According to the law, both local and foreign investors can own and operate businesses except in areas the government deems strategic. It also guarantees against expropriation; protects intellectual property rights; allows repatriation of capital, profits and dividends; and sets regulations for dispute resolution.
Investors also have access to benefits and incentives – relating to taxes, licenses and customs – when operating in key sectors, among which are infrastructure, agriculture, energy, mining, forestry, telecom, transportation and banking.
He also highlighted improvements in infrastructure, though still very much lacking and in need of further development, and the existence of six mobile telecom operators.
Moussa then told participants some members of the delegation will stay behind for “further discussion and on-the-spot agreements.
By the mid-day Tuesday, it was announced that Banque Misr is looking to open a branch in South Sudan, and the proposal is currently in the works. Only eight banks currently operate in the area, four of which are foreign.
Mostafa El-Guindy, businessman and independent member of Egypt’s People’s Assembly, reiterated the need to create an entity that would insure investments.
“This should be done immediately, to create an insurance company for investors, and this should be in every country. Egypt should create an insurance company for the Egyptian investor going to invest in strategic countries that are very important to the national security of the country, he told Daily News Egypt.
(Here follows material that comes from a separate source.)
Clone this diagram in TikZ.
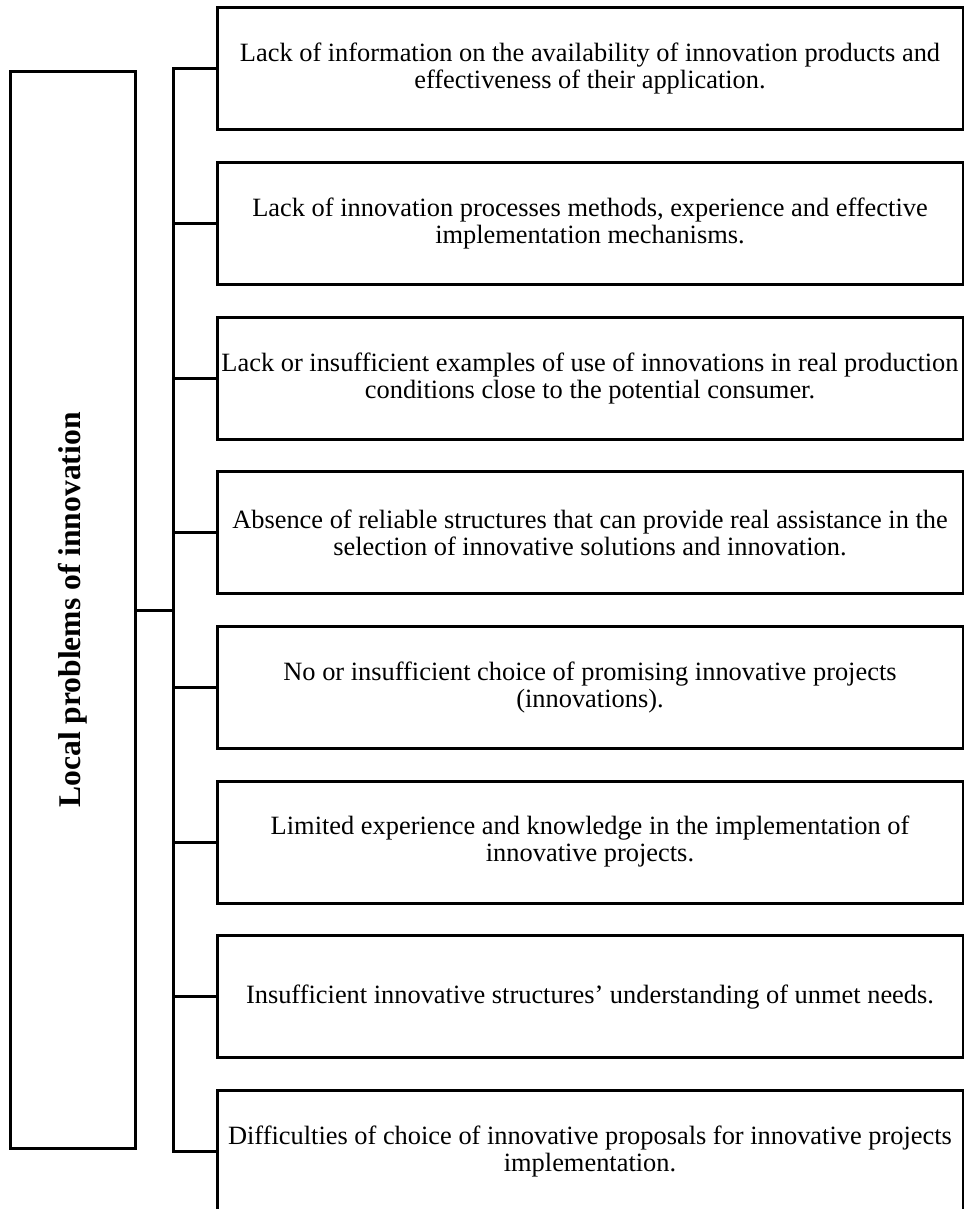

El-Guindy’s investments in the area are focused on building barges to ease transportation via the Nile.
“To start investment in Sudan you need infrastructure, and that should start with roads. And as it’s a huge country…I proposed that we start by building the barges between Juba and Khartoum because it’s navigable, he said.
Five barges have already been provided for the government and the aim for the first phase of investments is to provide 50 barges each at 500 tons and costing $3.5 million.
In the long run, the plan is to provide South Sudan with 200 barges.
“We have the support of Banque Misr and from investors.this will benefit all investors and help the South transport materials it needs for construction and reconstruction, El-Guindy said.
Another Egyptian businessman, Wahib El-Miniawy, consultant on economic development at Societe Nationale D’Investissement (SONID), told Daily News Egypt that his company is willing to spend $500 million on large-scale infrastructure projects.
Dr Karim Qulqeila of the Egyptian Eye Academy also said that they are willing to bring their business model to Sudan.
In the works
The directors of developer Abu Malek Companies and Agoncies Ltd. told Daily News Egypt that the company is pioneering an infrastructure project to build 14 self-sufficient cities across the 10 states of South Sudan.
The investment cost is a staggering $10.1 billion, Reynaldo Santos Deyto, head of engineering, told Daily News Egypt, and they are looking for “parallel investments from the private sector to reciprocate the same amount.
AMC is also awaiting approval for an international airport in the South. “Our company has already budgeted an investment for the international airport at the amount of $3 billion, we’re waiting for the ministry of transport for the location, Amando Cabana, international business development director, said.
Each city will have 16 million square meters of land, Deyto said, and the target is to accommodate 147,000 families in total. They have also allocated “1,500 housing units free in every city for the poorest of the poor, Deyto added.
“If you build an [exclusive] city, the poor people you leave behind will just squat on the perimeter. What you can do is bring them in, give them housing and jobs, he added.
Based in Juba, the company is owned by a local businessman, Moter Malek Malek, who serves as its chairman and CEO, with Deyto and Cabana, who hail from the Philippines, as partners in the firm.
AMC is in the stage of finalizing their partnership agreement with the government and construction on the project is slated to start in August.